───── INFORMATION SUPPLIED
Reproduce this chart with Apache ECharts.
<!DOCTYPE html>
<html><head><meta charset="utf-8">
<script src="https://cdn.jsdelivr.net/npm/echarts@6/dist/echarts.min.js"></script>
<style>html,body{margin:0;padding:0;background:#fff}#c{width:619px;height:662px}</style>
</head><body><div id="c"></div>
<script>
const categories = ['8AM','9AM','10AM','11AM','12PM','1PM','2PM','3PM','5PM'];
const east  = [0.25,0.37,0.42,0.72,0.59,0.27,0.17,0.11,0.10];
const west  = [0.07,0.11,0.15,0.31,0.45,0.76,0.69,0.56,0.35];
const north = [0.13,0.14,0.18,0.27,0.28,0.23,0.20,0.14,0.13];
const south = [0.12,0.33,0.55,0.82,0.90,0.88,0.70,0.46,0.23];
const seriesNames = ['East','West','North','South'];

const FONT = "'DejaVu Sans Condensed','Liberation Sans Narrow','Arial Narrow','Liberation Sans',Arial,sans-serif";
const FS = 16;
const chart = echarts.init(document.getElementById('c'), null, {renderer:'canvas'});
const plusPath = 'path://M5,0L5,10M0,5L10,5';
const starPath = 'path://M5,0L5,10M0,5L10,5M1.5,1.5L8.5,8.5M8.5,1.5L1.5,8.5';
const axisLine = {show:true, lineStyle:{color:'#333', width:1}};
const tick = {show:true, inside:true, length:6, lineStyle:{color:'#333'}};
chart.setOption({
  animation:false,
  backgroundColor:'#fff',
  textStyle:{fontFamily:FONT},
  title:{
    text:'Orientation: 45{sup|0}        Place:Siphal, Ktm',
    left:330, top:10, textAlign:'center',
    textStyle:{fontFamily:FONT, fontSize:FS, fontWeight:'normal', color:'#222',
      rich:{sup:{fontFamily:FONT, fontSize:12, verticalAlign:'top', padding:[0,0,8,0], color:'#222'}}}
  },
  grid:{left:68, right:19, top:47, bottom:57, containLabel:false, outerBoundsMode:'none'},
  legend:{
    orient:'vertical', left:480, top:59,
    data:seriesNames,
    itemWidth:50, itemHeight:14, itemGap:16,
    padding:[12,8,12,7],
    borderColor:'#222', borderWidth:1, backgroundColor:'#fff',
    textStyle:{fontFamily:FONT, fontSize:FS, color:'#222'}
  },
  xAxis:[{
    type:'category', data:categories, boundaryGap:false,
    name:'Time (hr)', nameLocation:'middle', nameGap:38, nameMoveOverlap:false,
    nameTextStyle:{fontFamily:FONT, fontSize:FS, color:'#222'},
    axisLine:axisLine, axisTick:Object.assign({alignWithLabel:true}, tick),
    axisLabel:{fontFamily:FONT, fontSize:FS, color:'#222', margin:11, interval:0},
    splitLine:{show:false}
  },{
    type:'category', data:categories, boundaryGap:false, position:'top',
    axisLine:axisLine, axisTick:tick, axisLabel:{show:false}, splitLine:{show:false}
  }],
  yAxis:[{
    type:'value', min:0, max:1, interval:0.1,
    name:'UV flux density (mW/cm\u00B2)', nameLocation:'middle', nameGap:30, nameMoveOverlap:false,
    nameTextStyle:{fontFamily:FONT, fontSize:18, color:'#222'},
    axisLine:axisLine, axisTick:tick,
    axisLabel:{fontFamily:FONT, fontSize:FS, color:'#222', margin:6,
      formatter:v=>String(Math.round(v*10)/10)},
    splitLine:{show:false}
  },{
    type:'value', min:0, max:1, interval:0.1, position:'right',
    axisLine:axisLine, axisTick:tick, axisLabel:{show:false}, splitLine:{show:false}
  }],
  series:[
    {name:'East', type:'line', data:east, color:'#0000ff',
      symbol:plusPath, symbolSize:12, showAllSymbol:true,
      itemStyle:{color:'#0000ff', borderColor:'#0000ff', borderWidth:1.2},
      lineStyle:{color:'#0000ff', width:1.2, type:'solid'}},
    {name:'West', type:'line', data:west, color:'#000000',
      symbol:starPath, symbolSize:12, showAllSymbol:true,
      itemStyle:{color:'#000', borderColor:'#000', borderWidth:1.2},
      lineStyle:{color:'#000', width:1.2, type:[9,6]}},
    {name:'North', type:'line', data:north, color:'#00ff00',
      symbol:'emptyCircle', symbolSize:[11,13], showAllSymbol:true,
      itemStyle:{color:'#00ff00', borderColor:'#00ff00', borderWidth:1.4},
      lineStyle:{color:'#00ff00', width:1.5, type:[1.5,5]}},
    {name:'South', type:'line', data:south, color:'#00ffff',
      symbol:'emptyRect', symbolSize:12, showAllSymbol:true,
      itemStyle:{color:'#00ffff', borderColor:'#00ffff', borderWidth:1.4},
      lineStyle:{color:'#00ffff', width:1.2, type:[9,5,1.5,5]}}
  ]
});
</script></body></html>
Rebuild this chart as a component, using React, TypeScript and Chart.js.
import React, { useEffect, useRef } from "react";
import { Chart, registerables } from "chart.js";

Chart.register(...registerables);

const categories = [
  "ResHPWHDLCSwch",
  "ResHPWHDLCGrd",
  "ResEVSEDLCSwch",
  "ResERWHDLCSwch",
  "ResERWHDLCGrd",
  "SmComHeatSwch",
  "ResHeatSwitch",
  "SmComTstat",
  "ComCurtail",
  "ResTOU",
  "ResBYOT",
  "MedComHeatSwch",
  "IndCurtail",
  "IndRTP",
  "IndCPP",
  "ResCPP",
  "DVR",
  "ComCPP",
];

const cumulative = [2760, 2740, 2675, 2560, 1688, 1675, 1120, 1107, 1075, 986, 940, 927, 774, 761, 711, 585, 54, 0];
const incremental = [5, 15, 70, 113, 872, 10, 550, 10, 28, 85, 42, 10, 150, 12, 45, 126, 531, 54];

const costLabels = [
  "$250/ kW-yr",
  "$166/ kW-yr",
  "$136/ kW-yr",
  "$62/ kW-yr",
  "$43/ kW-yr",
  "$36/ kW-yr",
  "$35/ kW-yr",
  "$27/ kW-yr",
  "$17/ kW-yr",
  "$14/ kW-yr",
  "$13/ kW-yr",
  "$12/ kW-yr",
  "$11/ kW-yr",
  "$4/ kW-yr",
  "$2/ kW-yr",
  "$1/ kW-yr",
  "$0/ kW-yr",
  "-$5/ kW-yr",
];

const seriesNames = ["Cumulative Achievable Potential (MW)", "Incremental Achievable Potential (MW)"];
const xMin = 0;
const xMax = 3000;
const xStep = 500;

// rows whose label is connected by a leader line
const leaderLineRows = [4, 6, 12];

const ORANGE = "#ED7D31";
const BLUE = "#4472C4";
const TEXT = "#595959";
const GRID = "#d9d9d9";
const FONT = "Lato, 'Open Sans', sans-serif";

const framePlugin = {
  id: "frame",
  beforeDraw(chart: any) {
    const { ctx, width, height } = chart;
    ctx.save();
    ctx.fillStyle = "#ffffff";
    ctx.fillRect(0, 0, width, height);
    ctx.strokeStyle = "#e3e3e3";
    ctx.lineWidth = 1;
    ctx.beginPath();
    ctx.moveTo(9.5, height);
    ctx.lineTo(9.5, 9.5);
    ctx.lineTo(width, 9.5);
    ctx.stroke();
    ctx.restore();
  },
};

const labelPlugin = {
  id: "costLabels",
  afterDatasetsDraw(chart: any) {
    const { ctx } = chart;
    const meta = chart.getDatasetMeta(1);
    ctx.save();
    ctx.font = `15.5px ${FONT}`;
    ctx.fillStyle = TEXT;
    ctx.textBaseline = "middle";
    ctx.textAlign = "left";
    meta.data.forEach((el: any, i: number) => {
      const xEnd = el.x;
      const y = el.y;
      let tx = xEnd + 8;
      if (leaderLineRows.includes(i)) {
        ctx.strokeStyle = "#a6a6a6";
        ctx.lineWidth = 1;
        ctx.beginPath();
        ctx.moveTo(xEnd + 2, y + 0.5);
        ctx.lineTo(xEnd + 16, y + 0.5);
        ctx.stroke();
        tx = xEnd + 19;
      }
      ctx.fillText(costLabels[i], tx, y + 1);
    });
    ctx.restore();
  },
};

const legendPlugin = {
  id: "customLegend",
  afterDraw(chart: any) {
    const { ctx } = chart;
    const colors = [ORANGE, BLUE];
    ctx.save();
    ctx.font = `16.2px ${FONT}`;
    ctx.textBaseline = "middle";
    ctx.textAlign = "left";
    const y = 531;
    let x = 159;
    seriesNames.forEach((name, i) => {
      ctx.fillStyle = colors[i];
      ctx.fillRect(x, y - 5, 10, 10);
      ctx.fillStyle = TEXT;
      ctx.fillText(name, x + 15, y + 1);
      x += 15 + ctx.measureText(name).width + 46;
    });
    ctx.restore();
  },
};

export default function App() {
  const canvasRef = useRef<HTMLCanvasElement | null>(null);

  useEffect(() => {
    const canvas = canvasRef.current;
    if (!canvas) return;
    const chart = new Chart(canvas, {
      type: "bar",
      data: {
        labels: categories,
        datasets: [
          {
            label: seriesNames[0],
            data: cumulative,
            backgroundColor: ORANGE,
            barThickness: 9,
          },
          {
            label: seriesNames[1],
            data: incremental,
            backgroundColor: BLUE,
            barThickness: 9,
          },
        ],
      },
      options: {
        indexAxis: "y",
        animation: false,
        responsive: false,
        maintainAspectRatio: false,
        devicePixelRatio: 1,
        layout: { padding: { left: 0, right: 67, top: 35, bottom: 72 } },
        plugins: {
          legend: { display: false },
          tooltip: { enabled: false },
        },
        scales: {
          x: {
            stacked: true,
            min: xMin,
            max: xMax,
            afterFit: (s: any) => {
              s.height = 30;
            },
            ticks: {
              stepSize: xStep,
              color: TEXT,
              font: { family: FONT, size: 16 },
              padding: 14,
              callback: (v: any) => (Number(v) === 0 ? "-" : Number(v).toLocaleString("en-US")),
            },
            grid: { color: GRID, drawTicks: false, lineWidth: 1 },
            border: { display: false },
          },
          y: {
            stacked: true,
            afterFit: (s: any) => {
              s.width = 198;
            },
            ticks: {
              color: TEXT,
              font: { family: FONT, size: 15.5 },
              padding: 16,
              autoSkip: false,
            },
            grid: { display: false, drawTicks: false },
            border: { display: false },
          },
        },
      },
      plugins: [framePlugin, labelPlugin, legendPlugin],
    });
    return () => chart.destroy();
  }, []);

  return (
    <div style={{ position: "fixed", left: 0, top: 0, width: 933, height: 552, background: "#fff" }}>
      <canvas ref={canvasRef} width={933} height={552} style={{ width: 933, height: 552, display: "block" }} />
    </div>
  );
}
──────────
───── INFORMATION SUPPLIED
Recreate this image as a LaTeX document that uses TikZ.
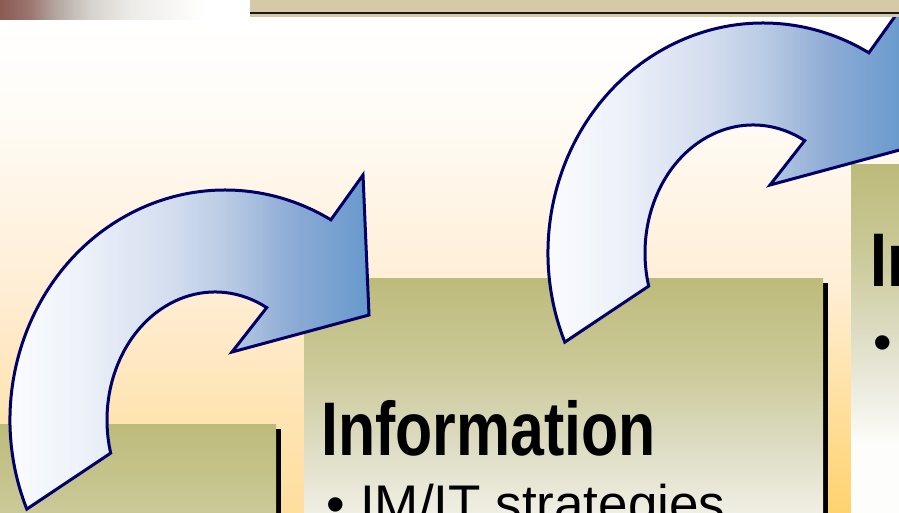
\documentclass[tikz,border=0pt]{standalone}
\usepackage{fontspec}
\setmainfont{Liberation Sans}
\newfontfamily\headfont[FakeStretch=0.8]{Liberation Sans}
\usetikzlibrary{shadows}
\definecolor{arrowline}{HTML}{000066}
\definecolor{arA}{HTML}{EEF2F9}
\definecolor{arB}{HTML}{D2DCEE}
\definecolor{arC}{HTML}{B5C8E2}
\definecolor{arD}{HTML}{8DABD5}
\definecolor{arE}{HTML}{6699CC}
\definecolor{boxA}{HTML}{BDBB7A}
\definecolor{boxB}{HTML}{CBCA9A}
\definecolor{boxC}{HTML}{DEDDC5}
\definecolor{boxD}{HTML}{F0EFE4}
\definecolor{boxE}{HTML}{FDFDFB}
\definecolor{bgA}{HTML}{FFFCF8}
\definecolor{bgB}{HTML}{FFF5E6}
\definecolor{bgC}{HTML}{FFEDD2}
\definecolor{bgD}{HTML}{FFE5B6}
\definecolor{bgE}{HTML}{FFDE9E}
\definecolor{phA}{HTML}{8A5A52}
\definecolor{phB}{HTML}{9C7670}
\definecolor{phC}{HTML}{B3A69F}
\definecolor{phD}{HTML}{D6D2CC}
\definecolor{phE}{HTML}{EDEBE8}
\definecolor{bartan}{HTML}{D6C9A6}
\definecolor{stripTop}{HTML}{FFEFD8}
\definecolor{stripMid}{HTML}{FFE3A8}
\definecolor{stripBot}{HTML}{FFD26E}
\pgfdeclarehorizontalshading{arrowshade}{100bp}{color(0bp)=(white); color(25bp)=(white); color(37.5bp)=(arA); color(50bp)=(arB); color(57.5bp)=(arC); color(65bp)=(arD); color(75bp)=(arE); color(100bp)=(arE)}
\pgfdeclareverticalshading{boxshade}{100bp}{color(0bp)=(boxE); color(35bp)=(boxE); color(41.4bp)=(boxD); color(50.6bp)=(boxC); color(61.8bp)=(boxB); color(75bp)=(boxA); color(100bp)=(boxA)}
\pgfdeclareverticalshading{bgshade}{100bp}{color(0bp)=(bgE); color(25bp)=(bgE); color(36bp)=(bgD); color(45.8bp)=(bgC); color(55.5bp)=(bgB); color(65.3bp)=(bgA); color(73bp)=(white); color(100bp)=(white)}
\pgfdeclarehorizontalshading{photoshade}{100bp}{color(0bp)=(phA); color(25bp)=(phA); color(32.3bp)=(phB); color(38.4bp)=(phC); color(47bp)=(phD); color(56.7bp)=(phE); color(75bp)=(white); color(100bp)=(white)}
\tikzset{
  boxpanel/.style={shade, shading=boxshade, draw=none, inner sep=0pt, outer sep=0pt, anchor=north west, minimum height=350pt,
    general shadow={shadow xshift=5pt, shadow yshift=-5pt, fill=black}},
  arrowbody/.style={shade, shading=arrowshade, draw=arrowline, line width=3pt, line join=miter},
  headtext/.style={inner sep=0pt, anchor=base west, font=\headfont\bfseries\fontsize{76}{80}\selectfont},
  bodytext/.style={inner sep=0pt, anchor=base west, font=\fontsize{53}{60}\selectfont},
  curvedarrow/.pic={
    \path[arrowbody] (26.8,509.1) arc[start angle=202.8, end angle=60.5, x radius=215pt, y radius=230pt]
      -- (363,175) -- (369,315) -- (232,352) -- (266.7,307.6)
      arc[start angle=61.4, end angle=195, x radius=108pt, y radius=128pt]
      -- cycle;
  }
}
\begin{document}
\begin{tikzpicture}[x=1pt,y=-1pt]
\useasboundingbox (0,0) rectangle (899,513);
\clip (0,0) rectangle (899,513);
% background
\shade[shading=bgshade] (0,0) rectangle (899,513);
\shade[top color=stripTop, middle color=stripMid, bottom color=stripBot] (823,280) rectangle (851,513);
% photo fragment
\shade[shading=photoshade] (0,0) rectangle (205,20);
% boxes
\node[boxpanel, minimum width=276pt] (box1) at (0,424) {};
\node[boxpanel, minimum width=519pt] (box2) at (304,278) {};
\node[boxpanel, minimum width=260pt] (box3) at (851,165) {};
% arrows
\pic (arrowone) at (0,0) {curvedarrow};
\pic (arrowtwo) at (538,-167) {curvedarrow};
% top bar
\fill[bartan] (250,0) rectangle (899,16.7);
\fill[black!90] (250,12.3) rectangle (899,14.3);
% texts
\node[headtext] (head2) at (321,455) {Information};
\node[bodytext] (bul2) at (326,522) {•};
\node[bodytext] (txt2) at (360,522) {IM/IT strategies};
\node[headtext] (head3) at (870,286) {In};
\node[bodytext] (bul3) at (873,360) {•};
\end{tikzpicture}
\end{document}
──────────
*TASK TO COMPLETE*: Nothing but the lines from the line that contains "Reproduce this chart with Apache ECharts." through the line that contains "const seriesNames = ['East','West','North','South'];" should be given again, each exactly as it stands, both ends included.

*TASK OUTPUT*:
Reproduce this chart with Apache ECharts.
<!DOCTYPE html>
<html><head><meta charset="utf-8">
<script src="https://cdn.jsdelivr.net/npm/echarts@6/dist/echarts.min.js"></script>
<style>html,body{margin:0;padding:0;background:#fff}#c{width:619px;height:662px}</style>
</head><body><div id="c"></div>
<script>
const categories = ['8AM','9AM','10AM','11AM','12PM','1PM','2PM','3PM','5PM'];
const east  = [0.25,0.37,0.42,0.72,0.59,0.27,0.17,0.11,0.10];
const west  = [0.07,0.11,0.15,0.31,0.45,0.76,0.69,0.56,0.35];
const north = [0.13,0.14,0.18,0.27,0.28,0.23,0.20,0.14,0.13];
const south = [0.12,0.33,0.55,0.82,0.90,0.88,0.70,0.46,0.23];
const seriesNames = ['East','West','North','South'];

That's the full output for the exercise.